Lepton number violation at hadron colliders via pseudo-Dirac heavy neutral leptons
Abstract
Symmetry-protected low-scale seesaw models can account for the observed neutrino flavour oscillations without fine-tuning, while yielding collider-accessible signatures through pseudo-Dirac heavy neutral leptons (HNLs). Seesaw frameworks generically predict lepton number (LN) violation, which provides a powerful discovery channel. In symmetry-protected realisations, however, the amplitudes for LN violation are strongly suppressed by destructive interference between the contributions of the two quasi-degenerate HNLs within the usual QFT plane-wave treatment. We demonstrate that damped heavy neutrino-antineutrino oscillations significantly alleviate this suppression.
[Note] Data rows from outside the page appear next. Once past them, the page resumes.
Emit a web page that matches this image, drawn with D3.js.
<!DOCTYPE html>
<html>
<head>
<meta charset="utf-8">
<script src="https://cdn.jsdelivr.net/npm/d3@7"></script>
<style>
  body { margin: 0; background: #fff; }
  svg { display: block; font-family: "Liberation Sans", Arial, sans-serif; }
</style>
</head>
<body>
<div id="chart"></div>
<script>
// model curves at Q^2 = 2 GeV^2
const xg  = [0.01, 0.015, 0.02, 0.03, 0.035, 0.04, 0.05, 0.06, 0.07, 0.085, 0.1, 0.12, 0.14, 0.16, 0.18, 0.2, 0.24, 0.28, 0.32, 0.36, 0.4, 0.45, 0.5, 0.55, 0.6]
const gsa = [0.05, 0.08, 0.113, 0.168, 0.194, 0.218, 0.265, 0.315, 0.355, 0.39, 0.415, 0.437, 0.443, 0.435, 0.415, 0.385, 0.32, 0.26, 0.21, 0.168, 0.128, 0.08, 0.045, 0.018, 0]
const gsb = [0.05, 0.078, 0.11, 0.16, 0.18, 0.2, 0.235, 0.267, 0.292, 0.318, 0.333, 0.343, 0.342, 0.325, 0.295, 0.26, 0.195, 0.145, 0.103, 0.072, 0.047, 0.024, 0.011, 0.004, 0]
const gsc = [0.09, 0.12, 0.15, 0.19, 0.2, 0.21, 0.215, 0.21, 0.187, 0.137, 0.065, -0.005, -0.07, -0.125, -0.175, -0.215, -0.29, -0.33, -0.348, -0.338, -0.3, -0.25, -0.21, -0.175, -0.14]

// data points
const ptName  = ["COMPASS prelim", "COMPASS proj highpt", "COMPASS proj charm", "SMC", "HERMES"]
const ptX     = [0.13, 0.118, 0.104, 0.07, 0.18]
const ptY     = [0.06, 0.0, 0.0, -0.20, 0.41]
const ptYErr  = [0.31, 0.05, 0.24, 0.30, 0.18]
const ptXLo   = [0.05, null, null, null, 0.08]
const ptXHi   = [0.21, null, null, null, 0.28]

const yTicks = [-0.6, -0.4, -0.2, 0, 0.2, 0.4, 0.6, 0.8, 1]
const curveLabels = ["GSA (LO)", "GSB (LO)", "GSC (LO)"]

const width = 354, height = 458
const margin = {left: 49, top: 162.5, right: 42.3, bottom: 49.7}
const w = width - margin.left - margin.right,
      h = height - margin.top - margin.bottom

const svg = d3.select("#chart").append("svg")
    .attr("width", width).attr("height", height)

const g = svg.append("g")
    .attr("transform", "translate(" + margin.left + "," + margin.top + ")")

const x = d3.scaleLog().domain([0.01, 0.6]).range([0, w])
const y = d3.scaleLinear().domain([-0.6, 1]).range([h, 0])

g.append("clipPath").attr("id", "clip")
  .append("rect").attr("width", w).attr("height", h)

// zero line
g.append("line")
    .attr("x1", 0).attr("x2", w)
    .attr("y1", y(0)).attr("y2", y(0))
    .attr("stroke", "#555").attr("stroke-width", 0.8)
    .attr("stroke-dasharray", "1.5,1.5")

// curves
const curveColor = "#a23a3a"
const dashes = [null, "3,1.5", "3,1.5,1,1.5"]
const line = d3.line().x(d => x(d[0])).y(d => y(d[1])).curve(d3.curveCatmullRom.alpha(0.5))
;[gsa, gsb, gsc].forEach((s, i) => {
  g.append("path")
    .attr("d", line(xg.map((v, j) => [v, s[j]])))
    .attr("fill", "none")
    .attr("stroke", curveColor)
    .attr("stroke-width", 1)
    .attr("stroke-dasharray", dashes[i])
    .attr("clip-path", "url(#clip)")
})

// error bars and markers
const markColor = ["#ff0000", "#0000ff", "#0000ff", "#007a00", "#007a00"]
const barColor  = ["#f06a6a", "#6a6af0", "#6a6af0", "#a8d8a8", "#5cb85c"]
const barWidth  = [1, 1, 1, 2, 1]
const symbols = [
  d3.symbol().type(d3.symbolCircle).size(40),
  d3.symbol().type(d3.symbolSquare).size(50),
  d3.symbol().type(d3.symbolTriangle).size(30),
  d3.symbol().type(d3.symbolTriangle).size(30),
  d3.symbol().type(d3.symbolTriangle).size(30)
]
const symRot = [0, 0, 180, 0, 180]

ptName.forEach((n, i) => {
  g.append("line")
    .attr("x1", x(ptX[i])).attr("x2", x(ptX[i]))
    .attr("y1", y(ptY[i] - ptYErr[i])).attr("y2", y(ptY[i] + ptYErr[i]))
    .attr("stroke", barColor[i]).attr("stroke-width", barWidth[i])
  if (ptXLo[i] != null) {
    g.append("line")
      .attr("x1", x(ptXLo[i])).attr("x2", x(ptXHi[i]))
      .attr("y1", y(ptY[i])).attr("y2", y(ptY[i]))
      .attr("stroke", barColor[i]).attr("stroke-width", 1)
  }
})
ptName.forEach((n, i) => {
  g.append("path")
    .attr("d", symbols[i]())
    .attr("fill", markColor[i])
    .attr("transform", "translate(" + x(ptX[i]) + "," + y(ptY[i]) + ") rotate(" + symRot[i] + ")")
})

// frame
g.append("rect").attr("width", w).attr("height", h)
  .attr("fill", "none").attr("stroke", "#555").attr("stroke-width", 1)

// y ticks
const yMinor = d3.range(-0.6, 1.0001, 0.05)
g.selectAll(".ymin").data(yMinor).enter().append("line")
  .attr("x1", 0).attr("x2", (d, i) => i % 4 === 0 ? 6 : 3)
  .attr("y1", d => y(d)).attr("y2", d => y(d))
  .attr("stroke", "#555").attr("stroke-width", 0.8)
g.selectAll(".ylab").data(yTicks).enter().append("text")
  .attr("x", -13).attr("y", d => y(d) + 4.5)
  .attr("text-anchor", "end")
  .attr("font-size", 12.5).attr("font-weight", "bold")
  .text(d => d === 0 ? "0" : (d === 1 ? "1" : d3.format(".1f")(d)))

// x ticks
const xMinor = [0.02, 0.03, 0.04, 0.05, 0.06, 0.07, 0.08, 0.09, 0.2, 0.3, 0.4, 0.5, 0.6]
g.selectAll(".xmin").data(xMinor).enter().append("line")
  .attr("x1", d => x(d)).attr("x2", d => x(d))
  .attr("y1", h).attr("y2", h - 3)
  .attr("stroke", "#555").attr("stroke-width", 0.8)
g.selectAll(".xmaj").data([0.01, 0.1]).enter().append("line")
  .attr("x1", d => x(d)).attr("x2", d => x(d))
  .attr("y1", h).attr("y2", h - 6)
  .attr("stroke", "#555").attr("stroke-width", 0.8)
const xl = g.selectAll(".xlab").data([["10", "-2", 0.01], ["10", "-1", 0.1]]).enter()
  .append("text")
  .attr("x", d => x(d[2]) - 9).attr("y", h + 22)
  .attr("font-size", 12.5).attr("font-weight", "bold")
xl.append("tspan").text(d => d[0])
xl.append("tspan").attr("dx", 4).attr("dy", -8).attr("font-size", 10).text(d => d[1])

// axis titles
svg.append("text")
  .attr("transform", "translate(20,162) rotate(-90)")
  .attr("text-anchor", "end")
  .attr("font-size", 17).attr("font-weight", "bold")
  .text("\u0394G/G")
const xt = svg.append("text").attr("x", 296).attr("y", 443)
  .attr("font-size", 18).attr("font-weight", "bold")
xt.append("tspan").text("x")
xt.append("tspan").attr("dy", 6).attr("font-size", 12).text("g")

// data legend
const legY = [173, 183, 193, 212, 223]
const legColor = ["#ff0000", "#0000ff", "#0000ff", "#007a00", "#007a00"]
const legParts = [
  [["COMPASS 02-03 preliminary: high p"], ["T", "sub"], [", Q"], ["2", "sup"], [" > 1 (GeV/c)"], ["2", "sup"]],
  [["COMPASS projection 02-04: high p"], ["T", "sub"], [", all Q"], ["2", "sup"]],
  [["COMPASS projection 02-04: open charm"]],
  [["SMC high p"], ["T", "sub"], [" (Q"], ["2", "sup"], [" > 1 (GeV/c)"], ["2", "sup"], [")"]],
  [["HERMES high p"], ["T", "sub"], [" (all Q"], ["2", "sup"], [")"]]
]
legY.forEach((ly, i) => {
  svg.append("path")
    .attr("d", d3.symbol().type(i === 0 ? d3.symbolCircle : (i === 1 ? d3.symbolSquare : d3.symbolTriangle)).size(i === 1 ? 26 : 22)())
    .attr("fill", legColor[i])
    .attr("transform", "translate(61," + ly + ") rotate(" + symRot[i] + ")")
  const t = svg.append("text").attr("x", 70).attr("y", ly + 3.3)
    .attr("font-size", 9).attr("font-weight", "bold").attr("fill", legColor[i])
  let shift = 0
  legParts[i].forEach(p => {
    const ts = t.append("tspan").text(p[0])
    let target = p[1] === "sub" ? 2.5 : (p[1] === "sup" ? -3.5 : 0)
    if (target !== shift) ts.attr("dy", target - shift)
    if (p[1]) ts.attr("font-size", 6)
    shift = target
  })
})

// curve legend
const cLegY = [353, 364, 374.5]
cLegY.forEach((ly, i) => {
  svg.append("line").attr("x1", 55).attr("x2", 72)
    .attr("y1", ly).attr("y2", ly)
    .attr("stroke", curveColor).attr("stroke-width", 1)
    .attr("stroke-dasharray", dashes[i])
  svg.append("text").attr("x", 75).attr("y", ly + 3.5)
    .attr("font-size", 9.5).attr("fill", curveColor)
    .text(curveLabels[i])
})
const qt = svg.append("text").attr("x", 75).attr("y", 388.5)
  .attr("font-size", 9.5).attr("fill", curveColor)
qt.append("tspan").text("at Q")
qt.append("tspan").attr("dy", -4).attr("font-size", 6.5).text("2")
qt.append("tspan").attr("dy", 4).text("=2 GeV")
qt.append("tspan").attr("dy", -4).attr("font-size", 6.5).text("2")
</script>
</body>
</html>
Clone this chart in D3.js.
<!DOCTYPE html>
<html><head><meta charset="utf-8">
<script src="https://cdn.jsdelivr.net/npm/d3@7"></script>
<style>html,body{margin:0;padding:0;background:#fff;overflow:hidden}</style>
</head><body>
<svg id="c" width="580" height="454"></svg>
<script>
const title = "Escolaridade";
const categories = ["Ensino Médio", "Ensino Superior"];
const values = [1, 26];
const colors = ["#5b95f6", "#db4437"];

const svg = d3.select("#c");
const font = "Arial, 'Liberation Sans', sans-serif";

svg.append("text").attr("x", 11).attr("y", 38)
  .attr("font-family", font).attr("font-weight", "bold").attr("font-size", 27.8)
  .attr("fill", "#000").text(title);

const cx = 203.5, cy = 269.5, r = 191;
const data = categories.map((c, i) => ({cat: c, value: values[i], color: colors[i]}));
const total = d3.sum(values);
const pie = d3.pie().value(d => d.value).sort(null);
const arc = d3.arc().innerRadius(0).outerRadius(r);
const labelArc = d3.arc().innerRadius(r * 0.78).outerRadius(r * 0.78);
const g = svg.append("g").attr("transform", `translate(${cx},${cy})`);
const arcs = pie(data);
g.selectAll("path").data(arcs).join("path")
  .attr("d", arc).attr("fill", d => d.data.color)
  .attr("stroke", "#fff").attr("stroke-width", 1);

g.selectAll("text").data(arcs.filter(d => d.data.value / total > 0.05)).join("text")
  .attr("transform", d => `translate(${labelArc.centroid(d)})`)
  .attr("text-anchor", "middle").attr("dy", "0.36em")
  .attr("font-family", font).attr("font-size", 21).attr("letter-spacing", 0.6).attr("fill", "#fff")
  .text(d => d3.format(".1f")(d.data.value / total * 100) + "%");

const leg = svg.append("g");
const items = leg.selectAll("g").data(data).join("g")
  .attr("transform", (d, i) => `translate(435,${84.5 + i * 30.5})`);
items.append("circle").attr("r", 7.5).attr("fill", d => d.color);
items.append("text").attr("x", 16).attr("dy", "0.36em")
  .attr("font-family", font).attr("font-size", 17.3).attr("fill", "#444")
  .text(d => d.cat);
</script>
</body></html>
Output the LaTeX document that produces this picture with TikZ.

We compare the sensitivities to pseudo-Dirac HNLs in both LN-blind and LN-violating channels at the LHC and future hadron colliders such as the FCC-hh and the SppC. We find that, although searches for LN violation outperform their LN-blind counterparts, small mass splittings in the pseudo-Dirac HNL pair can drastically reduce the sensitivities in these channels. We further show that combining LN-blind and LN-violating searches can distinguish a pseudo-Dirac HNL pair from the double-Majorana limit in the intermediate regime where LN violation is observable but not yet saturated.